Grenoble: une distribution de tracts est-elle une manifestation? Un militant CGT à la barre

C'est la question posée mardi à la cour d'appel de Grenoble qui jugeait un militant CGT poursuivi pour organisation de manifestation non déclarée.

Quelque 150 personnes s'étaient rassemblées devant le palais de justice de Grenoble pour soutenir le prévenu, Pierre Coquan, ex-secrétaire général de la CGT du Rhône. "Militants, pas voyous!", scandaient les manifestants, alors qu'au même moment à Bobigny quinze salariés d'Air France étaient jugés pour l'affaire de la "chemise arrachée".

Le ministère public n'a pas requis de peine à l'encontre du prévenu. "L'infraction ne me semble pas établie", a estimé l'avocate générale. Pierre Coquan, retraité de 62 ans, avait été relaxé en première instance et en appel pour une distribution de tracts sur la réforme des retraites, organisée en août 2010 au péage de Villefranche-sur-Saône (Rhône) sur l'A6.

Entre 80 et 100 personnes avaient participé à cette action, qui n'a pas fait l'objet de plainte de la société concessionnaire de l'autoroute. "C'est très bon enfant, la circulation reste fluide, il n'y a pas de perturbation. Il ne se passe pas grand-chose", a décrit l'avocate générale à l'audience. "Une distribution de tracts, c'est quelque chose que nous faisons couramment. Nous ne demandons pas d'autorisation car ça ne gène en rien la circulation sur la voie publique", a relaté M. Coquan à la barre.

Suite à des poursuites du parquet, le tribunal de Villefranche-sur-Saône et la cour d'appel de Lyon avaient estimé qu'une distribution de tracts n'était pas une manifestation et n'était donc pas soumise au régime de déclaration préalable.

L’enjeu, c’est la liberté d’expression


Mais, dans un arrêt du 9 février 2016, la cour de cassation a jugé que la cour d'appel de Lyon avait violé la loi en estimant qu'une manifestation s'accompagnait nécessairement de chants, banderoles, bannières, slogans et moyens de sonorisation, des "conditions" qui ne sont pas prévues par les textes.

Une manifestation est "un rassemblement, statique ou mobile, sur la voie publique, d'un groupe organisé de personnes aux fins d'exprimer collectivement et publiquement une opinion ou une volonté commune", a affirmé la chambre criminelle. "C'est la première fois que la cour de cassation définit ce qu'est une manifestation", a noté Me François Dumoulin, avocat du prévenu, en appelant les magistrats grenoblois à "préciser" cette définition pour préserver les libertés publiques.
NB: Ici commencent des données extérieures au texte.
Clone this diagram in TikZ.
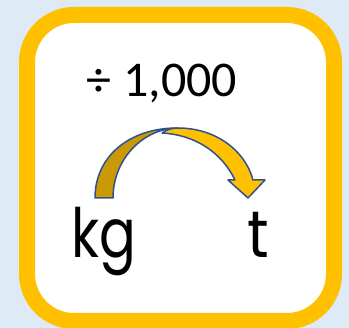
\documentclass[tikz,border=0pt]{standalone}
\usepackage{fontspec}
\setmainfont{Carlito}
\newfontfamily\kidfont{Poppins}
\definecolor{bgblue}{HTML}{DEEBF7}
\definecolor{gold}{HTML}{FFC000}
\definecolor{darkgold}{HTML}{C99A06}
\definecolor{edgeblue}{HTML}{2F528F}
\tikzset{
  frame/.style={draw=gold, line width=16pt, fill=white, rounded corners=47pt},
  band/.style={draw=edgeblue, line width=1.5pt, line join=round},
  lbl/.style={inner sep=0pt, anchor=base, text=black}
}
\begin{document}
\begin{tikzpicture}[x=1pt,y=-1pt]
\fill[bgblue] (0,0) rectangle (349,328);
\useasboundingbox (0,0) rectangle (349,328);
\draw[frame] (27,15) rectangle (334,321);
% curved arrow
\draw[band, fill=darkgold] (95,198) .. controls (95,156) and (130,128) .. (177,128)
  .. controls (142,129) and (113,160) .. (113,198) -- cycle;
\draw[band, fill=gold] (162,133) .. controls (167,129.5) and (172,128) .. (178,128)
  .. controls (215,128) and (245,150) .. (253,180) -- (265,180) -- (248,198) -- (228,180) -- (235,180)
  .. controls (222,153) and (196,135) .. (162,133) -- cycle;
\node[lbl, font=\fontsize{50}{50}\selectfont] (div) at (162,97) {÷ 1,000};
\node[lbl, font=\kidfont\fontsize{68}{68}\selectfont] (kg) at (104,258) {\scalebox{0.8}[1]{kg}};
\node[lbl, font=\kidfont\fontsize{66}{66}\selectfont] (t) at (258,258) {\scalebox{0.9}[1]{t}};
\end{tikzpicture}
\end{document}
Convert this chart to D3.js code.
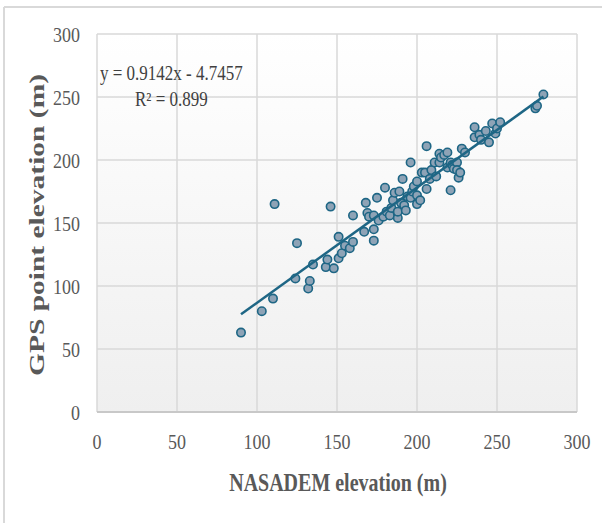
<!DOCTYPE html>
<html>
<head>
<meta charset="utf-8">
<script src="https://cdn.jsdelivr.net/npm/d3@7"></script>
<style>
  body { margin: 0; background: #fff; }
  text { font-family: "Liberation Serif", "Times New Roman", serif; }
</style>
</head>
<body>
<svg id="chart" width="602" height="523"></svg>
<script>
// NASADEM vs GPS point elevations (m)
var nasadem = [90, 103, 110, 111, 124, 125, 132, 133, 135, 143, 144, 146, 148, 151, 151, 153, 155, 158,
               160, 160, 167, 168, 169, 170, 173, 173, 173, 175, 176, 179, 180, 181, 183, 184, 185, 186,
               188, 188, 189, 190, 191, 192, 193, 194, 196, 196, 197, 198, 200, 200, 200, 202, 203, 205,
               206, 206, 208, 209, 211, 212, 214, 214, 215, 217, 219, 219, 221, 221, 222, 223, 225, 225,
               226, 227, 228, 230, 236, 236, 239, 240, 243, 245, 247, 249, 250, 252, 274, 275, 279];
var gps     = [63, 80, 90, 165, 106, 134, 98, 104, 117, 115, 121, 163, 114, 139, 122, 126, 132, 130,
               156, 135, 143, 166, 158, 155, 136, 145, 156, 170, 152, 155, 178, 159, 156, 162, 168, 174,
               154, 159, 175, 166, 185, 164, 160, 171, 198, 170, 175, 179, 165, 172, 183, 168, 190, 190,
               211, 177, 185, 192, 198, 187, 205, 198, 202, 204, 206, 194, 176, 198, 196, 193, 198, 192,
               186, 190, 209, 206, 218, 226, 220, 216, 223, 214, 229, 221, 225, 230, 241, 243, 252];

var xTicks = [0, 50, 100, 150, 200, 250, 300];
var yTicks = [0, 50, 100, 150, 200, 250, 300];

var slope = 0.9142, intercept = -4.7457, r2 = 0.899;

var svg = d3.select("#chart");

// plot area
var margin = {top: 34, right: 25, bottom: 111, left: 97},
    width = 602 - margin.left - margin.right,
    height = 523 - margin.top - margin.bottom;

var x = d3.scaleLinear().domain([0, 300]).range([0, width]);
var y = d3.scaleLinear().domain([0, 300]).range([height, 0]);

// outer frame (only top + left edges show in the crop)
svg.append("line").attr("x1", 4).attr("x2", 602).attr("y1", 7).attr("y2", 7)
    .attr("stroke", "#d9d9d9").attr("stroke-width", 2);
svg.append("line").attr("x1", 4).attr("x2", 4).attr("y1", 7).attr("y2", 523)
    .attr("stroke", "#d9d9d9").attr("stroke-width", 2);

var grad = svg.append("defs").append("linearGradient")
    .attr("id", "bg").attr("x1", 0).attr("x2", 0).attr("y1", 0).attr("y2", 1);
grad.append("stop").attr("offset", "0%").attr("stop-color", "#ffffff");
grad.append("stop").attr("offset", "100%").attr("stop-color", "#efefef");

var g = svg.append("g").attr("transform", "translate(" + margin.left + "," + margin.top + ")");

g.append("rect").attr("width", width).attr("height", height).attr("fill", "url(#bg)");

// gridlines
g.selectAll(".vgrid").data(xTicks).enter().append("line")
    .attr("x1", function(d) { return x(d); }).attr("x2", function(d) { return x(d); })
    .attr("y1", 0).attr("y2", height)
    .attr("stroke", "#d9d9d9").attr("stroke-width", 1.5);
g.selectAll(".hgrid").data(yTicks).enter().append("line")
    .attr("x1", 0).attr("x2", width)
    .attr("y1", function(d) { return y(d); }).attr("y2", function(d) { return y(d); })
    .attr("stroke", function(d) { return d == 0 ? "#c8c8c8" : "#d9d9d9"; })
    .attr("stroke-width", function(d) { return d == 0 ? 2 : 1.5; });

// tick labels (source text is slightly stretched vertically)
g.selectAll(".xt").data(xTicks).enter().append("text")
    .attr("transform", function(d) { return "translate(" + x(d) + "," + (height + 29) + ") scale(1,1.22)"; })
    .attr("dy", "0.35em")
    .attr("text-anchor", "middle")
    .style("font-size", "18px").style("fill", "#595959")
    .text(function(d) { return d; });
g.selectAll(".yt").data(yTicks).enter().append("text")
    .attr("transform", function(d) { return "translate(-17," + y(d) + ") scale(1,1.22)"; })
    .attr("dy", "0.35em")
    .attr("text-anchor", "end")
    .style("font-size", "18px").style("fill", "#595959")
    .text(function(d) { return d; });

// axis titles
svg.append("text")
    .attr("transform", "translate(338,482) scale(1,1.25)")
    .attr("dy", "0.35em")
    .attr("text-anchor", "middle")
    .style("font-size", "20px").style("font-weight", "bold").style("fill", "#595959")
    .text("NASADEM elevation (m)");
svg.append("text")
    .attr("transform", "translate(44,225) rotate(-90)")
    .attr("text-anchor", "middle")
    .attr("textLength", 302).attr("lengthAdjust", "spacingAndGlyphs")
    .style("font-size", "21px").style("font-weight", "bold").style("fill", "#595959")
    .text("GPS point elevation (m)");

// points
var pts = nasadem.map(function(d, i) { return {x: d, y: gps[i]}; });
g.append("g").selectAll("circle").data(pts).enter().append("circle")
    .attr("cx", function(d) { return x(d.x); })
    .attr("cy", function(d) { return y(d.y); })
    .attr("r", 4.2)
    .attr("fill", "#8ea3b6")
    .attr("stroke", "#1e6685")
    .attr("stroke-width", 1.6);

// linear trendline over data range
var ext = d3.extent(nasadem);
g.append("line")
    .attr("x1", x(ext[0])).attr("y1", y(slope * ext[0] + intercept))
    .attr("x2", x(ext[1])).attr("y2", y(slope * ext[1] + intercept))
    .attr("stroke", "#1e6685").attr("stroke-width", 2.5);

// equation
svg.append("text")
    .attr("transform", "translate(100,73) scale(1,1.2)")
    .attr("dy", "0.35em")
    .style("font-size", "17px").style("fill", "#404040")
    .text("y = " + slope + "x - " + Math.abs(intercept));
svg.append("text")
    .attr("transform", "translate(135,99) scale(1,1.2)")
    .attr("dy", "0.35em")
    .style("font-size", "17px").style("fill", "#404040")
    .text("R² = " + r2);
</script>
</body>
</html>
"L'enjeu, c'est la liberté d'expression", a souligné Me Dumoulin. "Si on met tout dans le même sac, une distribution de tracts, un acte d'une extrême banalité, devra-t-elle être déclarée en préfecture?", s'est-il interrogé.

L'avocate générale a elle aussi appelé la cour à "réduire le plus possible" la définition de la manifestation pour éviter toute atteinte "aux libertés individuelles". La cour d'appel a mis sa décision en délibéré au 22 novembre.